Here’s a safe assumption: most people in the Western world believe in at least one pervasive, life-defining myth. This myth underlies our daily lives. Where we live and work, who we associate with, and how we define ourselves are shaped by this myth. I could very well be talking about religion, and certainly life in the United States is predicated on certain religious beliefs, but there are those who deny those beliefs and actively work against them. The myth I’m describing, dare I say, is even bigger than religion, and not as easily denied. I’m talking about the myth of maps.
A paradigm shift occurred in the early modern period with regards to maps. In his essay “Cartography and the Renaissance: Continuity and Change,” David Woodward described it thusly, “by creating maps people saw, perhaps for the first time, that they could influence events and create worlds, that they could have the freedom to do things, rather than accept passively whatever God had ordained.” Though there had been maps long before the early modern period, they lacked the authority we recognize today. That is, until “the inclusion of a formal legend or map key that makes explicit the relationship between a sign and what it signifies,” as Woodward describes it.
Dennis Wood, in an essay titled “A Map Is an Image Proclaiming Its Objective Neutrality,” refers to this formal legend as “the mask no map goes without,” and it is meant to denote trustworthiness. We know we are looking at a map when we see these formalities, and we implicitly trust that the map is an accurate representation of real places. We accept the mask. Wood goes on to write, “Any discourse proclaiming its own trustworthiness is alienated discourse, what Roland Barthes called myth.”
So maps are the myth we all believe. But as Woodward points out, maps are created by people who, rather than simply reporting what is there, “influence and create worlds.” Maps, rather than being objective representations are subjective when they wear the mask that encourages us to believe in them. “It was with the presentational code that the map insisted on being accepted not as a discourse about the world (which would be open to discussion, or a fight) but as the world itself (about which we could do nothing, which we could only accept), this is to say, as myth,” Wood writes.

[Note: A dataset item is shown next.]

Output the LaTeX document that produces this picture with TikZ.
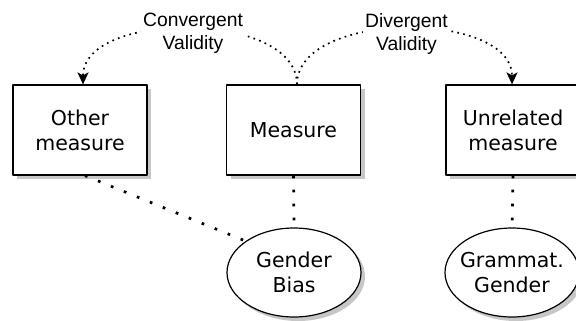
\documentclass[tikz,border=0pt]{standalone}
\usepackage{fontspec}
\setmainfont{DejaVu Sans}
\newfontfamily\validityfont{Liberation Sans}
\usetikzlibrary{arrows.meta,shapes.geometric,shadows}

\begin{document}
\begin{tikzpicture}[x=1bp, y=-1bp, line join=round,
	measurebox/.style={draw, line width=1.2bp, fill=white, minimum width=134bp, minimum height=90bp,
		inner sep=0pt, align=center, font=\fontsize{20.5bp}{25bp}\selectfont,
		drop shadow={shadow xshift=4bp, shadow yshift=-4bp, fill=black!22, opacity=1}},
	constructnode/.style={measurebox, ellipse, minimum height=89bp, inner sep=-12bp},
	validity/.style={line width=1.7bp, dash pattern=on 1.7bp off 4.3bp, -{Stealth[length=12bp, width=11bp, inset=3bp]}},
	tie/.style={line width=2.7bp, dash pattern=on 2.7bp off 11.3bp},
	vlabel/.style={fill=white, inner sep=2bp, align=center, font=\validityfont\fontsize{19.3bp}{23bp}\selectfont}]
	\useasboundingbox (0,0) rectangle (576,320);
	% measures
	\node[measurebox] (other) at (80,130) {Other\\measure};
	\node[measurebox] (measure) at (293.5,130) {Measure};
	\node[measurebox] (unrelated) at (513,130) {Unrelated\\measure};
	% constructs
	\node[constructnode] (bias) at (294,272.5) {Gender\\Bias};
	\node[constructnode] (grammat) at (512,272.5) {Grammat.\\Gender};
	% validity arcs
	\draw[validity] ([xshift=3.5bp]measure.north) .. controls (297,10) and (83,10) .. ([xshift=3bp]other.north)
		node[vlabel, pos=0.5, xshift=3bp, yshift=-5bp] {Convergent\\Validity};
	\draw[validity] ([xshift=3.5bp]measure.north) .. controls (297,10) and (512,10) .. ([xshift=-1bp]unrelated.north)
		node[vlabel, pos=0.5, xshift=2bp, yshift=-5bp] {Divergent\\Validity};
	% ties to constructs
	\draw[tie] ([xshift=5bp]other.south) -- (bias.147);
	\draw[tie] (measure.south) -- (bias.north);
	\draw[tie] (unrelated.south) -- (grammat.north);
\end{tikzpicture}
\end{document}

I grant that this is difficult to accept at first. Of course maps are created by people, we might say, but they are people whose interest is in truthfully representing what is. But if we consider maps a bit further, we can’t help but see the myth. See, for example, the case of ISIS, the extremist group currently — and violently — remapping the Middle East. Click over to Google maps and you will see, clearly delineated, the lines between Iraq and Syria. These are two distinct countries to you or I, but not to the so-called Islamic State in Iraq and Syria. In 2006 the group produced the following map of their plan for Iraq and Syria:
And, as of September 2014, here is what their map actually looks like:
The myth of maps is powerful, clearly. In the context of ISIS, we read a lot about the The Sykes-Picot agreement of 1916 in which the British and French arbitrarily drew lines on a map — much like King Lear dividing his kingdom based on his daughters’ performance of their love for him — of the Middle East that pretty much persists today. When I lived in Kenya, a country with something like 70 distinct ethnic groups bundled together between another set of British-made borders, the subjectiveness of the map was tangible. And, when, in 2007, shortly after I moved back home, the country erupted in ethnic fueled violence, I watched from afar with sadness but little surprise as members of those ethnic groups raged against each other.
Here in the West we are relatively clueless to the myth of maps, though the periodic redrawing of voting districts should probably awaken us from our slumber. But elsewhere, as we are (or should be) seeing, the effects of this pervasive myth are felt daily. But perhaps, even in these places, though they fight against it, the myth goes unrecognized. What is needed is a mythifying of the myth of the map.
What would it mean to “mythify” the myth of the map? As, Barthes suggests, “The best weapon against myth is perhaps to mythify it in its turn, and so to produce an artificial myth: and this reconstituted myth will in fact be a mythology.” In terms of maps, Wood writes, mythifying maps “strips the myth from the map of the world and holds it up to ask whether it is one we want to live by.”
If we force others to accept the myth of the map, it seems, eventually they will reject the myth violently. This is by no means an affirmation of the actions of ISIS, so much as a guess as to the factors that may have led to their violent revolt. But if we mythify the map, perhaps we can preempt this violence. I don’t know exactly what this looks like, but I know that we better figure it out — sooner, rather than later.